The loop would run zero iterations if size
was signed negative, and it's a <
compare so it always leaves the loop without encountering signed-overflow UB. Which is UB anyway so the compiler can just assume it doesn't happen even with a t <= size
condition or something. This is what allows promoting int
loop counters to pointer width so they can be used as array indices without redoing sign-extension every time.
What is the fastest way to write this code?
See Why does this code execute more slowly after strength-reducing multiplications to loop-carried additions? - avoiding the convert and multiply (or FMA) every iteration can be a win, but only if you unroll enough to hide FP latency with multiple vector accumulators. Like float y[UNROLL] = ...;
y[0] += UNROLL * delta;
y[1] += UNROLL * delta;
... etc.
With enough unrolling so the compiler uses 6, 8, or 10 vectors for elements of y[]
, that's barely enough for the latency x throughput product of vaddps
on modern x86, typically 3 to 4 cycle latency with 2/clock throughput, so 6 to 8 in flight at once.
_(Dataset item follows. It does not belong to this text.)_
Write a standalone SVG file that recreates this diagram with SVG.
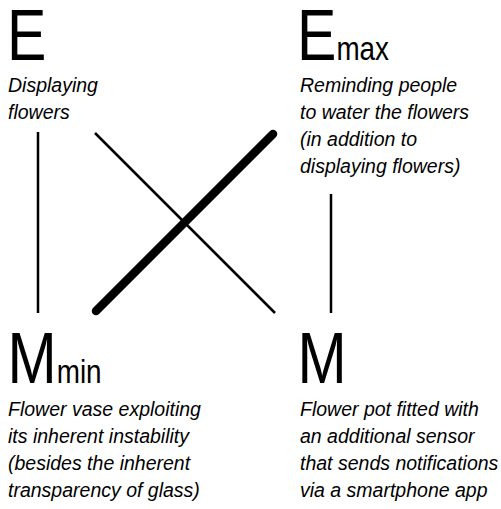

Some slack allows for imperfect scheduling.
On Ice Lake or later Intel, and maybe Zen 3 or later AMD, this could achieve 2x 256-bit vaddps
and 2x 256-bit vector store per clock. (Skylake and earlier can only do one store per clock. https://uops.info/. The linked Q&A was about a second-order polynomial so it took 2 adds per store with the method of differences. So my Skylake was able to do 2 adds and 1 store per clock with my code. Ice Lake would have store bandwidth to spare with it. Of course assuming the destination was hot in L1d cache, otherwise you most likely just have a memory/cache bandwidth bottleneck even for L2.)
On Intel E-cores (128-bit wide SIMD), the add to store throughput ratio is also 1:1, so again you'd want the unrolled version that just does SIMD FP adds.
Integer add, convert, and FMA is only 3 SIMD vector ALU uops per clock, so could actually run at 1 vector result per clock, which is sufficient to keep up with the store throughput on Skylake without strength-reduction to just adds. (If you compile with -march=x86-64-v3
of course, to allow FMA). But then the front-end is a bottleneck since its only 4 uops wide on SKL and earlier. So loop overhead (at least one macro-fused add or sub/jcc, probably also a pointer increment) eats into throughput, and doesn't let out-of-order exec get ahead.